The Live CD distributions I recommended have taken special steps to defend against these risks, which is one reason they are the most effective way to protect your privacy. However, if you don't use the Live CD, there are some steps you could take that might mitigate these risks: encrypt your hard drive with full disk encryption (e.g., Truecrypt), using a good passphrase that you don't tell anyone else; configure your machine to encrypt swap; periodically do a secure erase of the free space on your hard drive (assuming it is not a SSD, you can write all-zero bytes to a file until you've filled all available space, then delete the file, or use some other secure erase tool that is designed for this purpose).

Also, you might want to check the configuration of your local router / access point. Some of them keep logs of all web pages you visit. Check the web console to see whether yours is doing so, and if so, configure it to not do that.

See also the following questions on this site:

In the future, you might want to try exploring this site using the "Search" feature on the upper-right -- there's lots of good information on this topic already available!

  • This is meant as more of a thought question then a implementation question. Clearly, a live cd with no writing to a disk would be eliminate all traces, but can this be accomplished in a sandbox vm, and if so, what traces from rolling back to a restore point are left. The restore point is not a security technique per say, its a managment thing. However, I appreciate all your detailed responses and it will likely be useful for somone who happens across this question later who has a different intention than I do.
    – Eric G
    Commented Sep 10, 2012 at 15:55

The security value of your sandbox depends on the type of sandbox you're talking about. The better you can isolate your writable hardware from the vulnerable software, the better off you are.

Virtualization is theoretically a better option than an API-isolation sandbox because engineering an exploit for the sandbox itself is more difficult to do if it's a VM. A sandbox is not 100% exploit-proof, but then again, even virtualization can theoretically be exploited. That's not to say that any of the popular software today is known to be critically vulnerable, but you can't count on things to stay that way.

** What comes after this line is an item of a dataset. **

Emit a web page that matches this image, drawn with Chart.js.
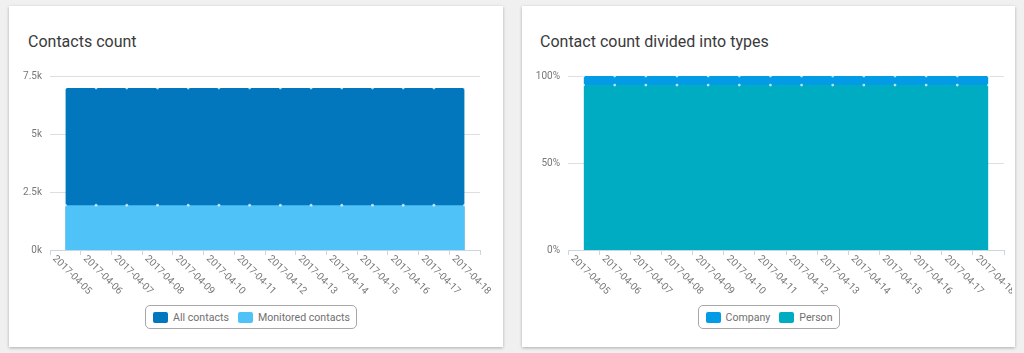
<!DOCTYPE html>
<html>
<head>
<meta charset="utf-8">
<script src="https://cdn.jsdelivr.net/npm/chart.js@4"></script>
<style>
  html, body { margin: 0; padding: 0; }
  body { width: 1024px; height: 353px; background: #f0f0f0; font-family: Roboto, sans-serif; position: relative; overflow: hidden; }
  .card { position: absolute; top: 6px; height: 341px; background: #fff; box-shadow: 0 1px 3px rgba(0,0,0,0.28); overflow: hidden; }
  .card h3 { position: absolute; margin: 0; top: 26px; font-size: 16px; font-weight: 400; color: #3a3a3a; }
  .wrap { position: absolute; left: 0; top: 54px; height: 240px; }
  .legend { position: absolute; top: 299px; left: 0; right: 0; display: flex; justify-content: center; }
  .legend .box { display: flex; align-items: center; height: 24px; box-sizing: border-box; border: 1px solid #a8a8a8; border-radius: 5px; padding: 0 6px 0 7px; }
  .legend .item { display: flex; align-items: center; font-size: 10.6px; color: #707070; margin-right: 9px; }
  .legend .item:last-child { margin-right: 0; }
  .legend .sw { width: 15px; height: 11px; border-radius: 2px; margin-right: 5px; }
</style>
</head>
<body>
<div class="card" style="left:9px;width:494px">
  <h3 style="left:19px">Contacts count</h3>
  <div class="wrap" style="width:494px"><canvas id="contacts"></canvas></div>
  <div class="legend" id="legend1" style="right:10px"></div>
</div>
<div class="card" style="left:522px;width:493px">
  <h3 style="left:18px">Contact count divided into types</h3>
  <div class="wrap" style="width:490px"><canvas id="types"></canvas></div>
  <div class="legend" id="legend2"></div>
</div>
<script>
const days = ["2017-04-05", "2017-04-06", "2017-04-07", "2017-04-08", "2017-04-09", "2017-04-10", "2017-04-11",
  "2017-04-12", "2017-04-13", "2017-04-14", "2017-04-15", "2017-04-16", "2017-04-17", "2017-04-18"];

const allContacts = [6980, 6980, 6980, 6980, 6980, 6980, 6980, 6980, 6980, 6980, 6980, 6980, 6980, 6980];
const monitoredContacts = [1930, 1930, 1930, 1930, 1930, 1930, 1930, 1930, 1930, 1930, 1930, 1930, 1930, 1930];

// share of each type, percent
const companyShare = [5.2, 5.2, 5.2, 5.2, 5.2, 5.2, 5.2, 5.2, 5.2, 5.2, 5.2, 5.2, 5.2, 5.2];
const personShare = [94.8, 94.8, 94.8, 94.8, 94.8, 94.8, 94.8, 94.8, 94.8, 94.8, 94.8, 94.8, 94.8, 94.8];

const contactTicks = [0, 2500, 5000, 7500];
const shareTicks = [0, 50, 100];

Chart.defaults.font.family = "Roboto";
Chart.defaults.font.size = 10;
Chart.defaults.color = "#777";

// x labels hang down to the right, chart.js only rotates the other way
const slantedLabels = {
  id: "slantedLabels",
  afterDraw(chart) {
    const scale = chart.scales.x;
    const ctx = chart.ctx;
    ctx.save();
    ctx.font = "10px Roboto";
    ctx.fillStyle = "#777";
    ctx.textAlign = "left";
    ctx.textBaseline = "alphabetic";
    scale.ticks.forEach((t, i) => {
      ctx.save();
      ctx.translate(scale.getPixelForTick(i) - 13, scale.top + 9);
      ctx.rotate(Math.PI / 4);
      ctx.fillText(scale.getLabelForValue(t.value), 0, 0);
      ctx.restore();
    });
    ctx.restore();
  }
};

function area(label, data, color, extra) {
  return Object.assign({
    label: label,
    data: data,
    backgroundColor: color,
    borderColor: color,
    borderWidth: 0,
    fill: "origin",
    tension: 0,
    pointRadius: 1.4,
    pointBorderWidth: 0,
    pointBackgroundColor: "rgba(255,255,255,0.7)"
  }, extra);
}

function xAxis() {
  return {
    offset: true,
    border: { color: "#c9d6e4" },
    grid: { offset: true, drawOnChartArea: false, drawTicks: true, tickLength: 5, color: "#c9d6e4" },
    ticks: { display: false },
    afterFit(scale) { scale.height = 50; }
  };
}

function yAxis(tickValues, width, fmt) {
  return {
    min: 0,
    max: tickValues[tickValues.length - 1],
    border: { display: false },
    grid: { color: "#dedede", drawTicks: false },
    ticks: { padding: 8, stepSize: tickValues[1] - tickValues[0], callback: fmt },
    afterFit(scale) { scale.width = width; }
  };
}

function legend(id, items) {
  const box = document.createElement("div");
  box.className = "box";
  items.forEach(it => {
    const el = document.createElement("div");
    el.className = "item";
    el.innerHTML = '<span class="sw" style="background:' + it.color + '"></span>' + it.label;
    box.appendChild(el);
  });
  document.getElementById(id).appendChild(box);
}

new Chart(document.getElementById("contacts"), {
  type: "line",
  data: {
    labels: days,
    datasets: [
      area("All contacts", allContacts, "#0277bd", { order: 2 }),
      area("Monitored contacts", monitoredContacts, "#4fc3f7", { order: 1 })
    ]
  },
  options: {
    responsive: true,
    maintainAspectRatio: false,
    animation: false,
    layout: { padding: { left: 0, right: 23, top: 16, bottom: 0 } },
    plugins: { legend: { display: false }, tooltip: { enabled: false } },
    scales: {
      x: xAxis(),
      y: yAxis(contactTicks, 41, v => v / 1000 + "k")
    }
  },
  plugins: [slantedLabels]
});

new Chart(document.getElementById("types"), {
  type: "line",
  data: {
    labels: days,
    datasets: [
      area("Person", personShare, "#00acc1"),
      area("Company", companyShare, "#039be5", { fill: "-1" })
    ]
  },
  options: {
    responsive: true,
    maintainAspectRatio: false,
    animation: false,
    layout: { padding: { left: 0, right: 8, top: 16, bottom: 0 } },
    plugins: { legend: { display: false }, tooltip: { enabled: false } },
    scales: {
      x: xAxis(),
      y: Object.assign(yAxis(shareTicks, 46, v => v + "%"), { stacked: true })
    }
  },
  plugins: [slantedLabels]
});

legend("legend1", [
  { label: "All contacts", color: "#0277bd" },
  { label: "Monitored contacts", color: "#4fc3f7" }
]);
legend("legend2", [
  { label: "Company", color: "#039be5" },
  { label: "Person", color: "#00acc1" }
]);
</script>
</body>
</html>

Better still is to boot from read-only media on a computer that doesn't have any permanent storage attached at all. Clearly a BIOS exploit is still theoretically possible, and you could potentially mitigate that threat by adding virtualization on TOP of such a platform, running, say a Linux live-CD which runs Virtualbox, which then runs your suspect operating system which runs your vulnerable program. It's not the simplest solution, but it's not an uncommon one either.

You only get an advantage by using a ramdisk if it's coupled with read-only storage (such as a CD or HD with write disabled in BIOS). The ramdisk allows for data persistence within your session, but forces any changes to be wiped out when you're done.

Using a ramdisk while at the same time using persistent storage doesn't offer a whole heap of safety because it's the unexpected changes OUTSIDE your little sandbox that you'd be worried about anyway.


This question is not concerned with anonymity or detection on the network side, but on the local side


Also, while I realize a live cd could be used for this purpose, the idea is you are doing your normal Windows stuff then you want to do banking, political activities, or "leisure" browsing for a few minutes.

I can't think of any ways running the browser from a Ramdisk (or in VM where you reset after each session or a live CD environment) makes you safer for banking, political, or leisure activities like downloading copyrighted things in any fundamental way. The major thing this does is not allow persistent changes to be stored on the local machine, so nothing is kept from previous sessions after you fully power off your computer.

However, the major threats in these situations are:

  • people eavesdropping on your web traffic (mostly avoided by encryption like HTTPS -- though eavesdroppers can still observe what web servers, when and how much traffic was sent),
  • running a (hardware/software) keylogger on your local machine (steal passwords),
  • an online attack that occurs while browsing and requires no persistent storage (e.g., while browsing in your ramdisk you fall for a phishing/XSS/CSRF attack)
  • or a setup pre-configured for an attack (e.g., you installed a browser extension in addition to giving you weather forecasts also steals your banking passwords, or an adversary with direct access to your machine added fake trusted CAs to your browser and redirects network traffic to their malicious servers with fake-certificates your browser trusts to get your passwords to break into your bank account).

None of these are prevented in your ramdisk setup as an attacker can still monitor traffic, or install a keylogger at the host OS level (e.g., in windows and still captures keystrokes in the guest OS), or alter your safe-initial VM and add the malware to it in the same way.

This reset-to-original-setup after use accomplishes two things:

  1. makes it safer to investigate potential malware and be able to reset the machine afterward to a safe state, and
  2. hide all traces of a browsing session from someone who has full access to your local computer after the fact, but you do not suspect they are monitoring keystrokes, network activity, etc, while you are actually browsing.

I see a ramdisk setup as slightly better than private browsing for (2) in that private browsing potentially misses some things (like how flash cookies used to still be stored during private browsing pre ~2010) or leaves remnants of your activity on the hard disk (even if the temporary file is deleted when the session closes; its data is not necessarily overwritten).